Moffett married artist Dorothy Lake Gregory, best known as a printmaker and illustrator of children’s books and magazines, in 1920, in Brooklyn, New York.  Moffett and Gregory met while studying in Provincetown under Charles Hawthorne.

In 1924, after serving in the United States Army and traveling across Europe, Ross Moffett returned to Provincetown, Massachusetts and became a member of the Provincetown Art Association and Museum (PAAM).

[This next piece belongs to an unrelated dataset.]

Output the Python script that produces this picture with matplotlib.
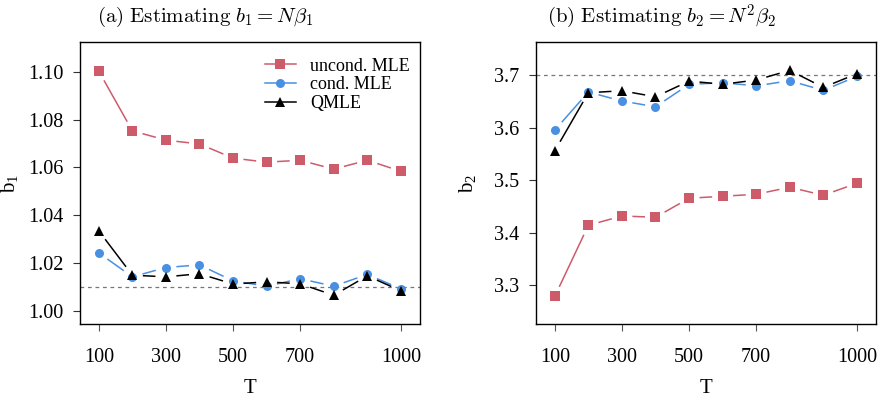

Moffett had his first one-man show at the Frank Rehn Gallery in New York and at The Art Institute of Chicago in 1928.  Between 1932 and 1933, he taught at the University of Miami in Ohio and, in 1942, Moffett became a full member of the National Academy of Design.  Moffett painted four murals in two Massachusetts post offices for the Federal Works Progress Administration (WPA) between 1936 and 1938.

Moffett became interested in archaeology in the 1950s, delivered a few lectures on the subject, and wrote an article for American Antiquity entitled “A Shell Heap Site on Griffin Island, Wellfleet, Massachusetts” which appeared in Volume 28 No 1.  In 1954, he was chosen, along with another artist, to paint murals of President Dwight D. Eisenhower’s civilian life for the new Eisenhower Memorial Foundation Museum by the National Academy of Design.

In 1960, Moffett joined the movement to establish acreage known as the Province Lands as part of the Cape Cod National Seashore Park.  He wrote and published a definitive history of the first thirty-three years of the Provincetown Art Association in a book titled Art in Narrow Streets in 1964. He continued serving as a juror for the Provincetown Art Association and, in 1970, was artist-in-residence for the Fine Arts Work Center in Provincetown.

Moffett died of cancer on March 13, 1971, in Provincetown, Massachusetts and is buried at the Provincetown cemetery next to his wife, Dorothy who died in 1975.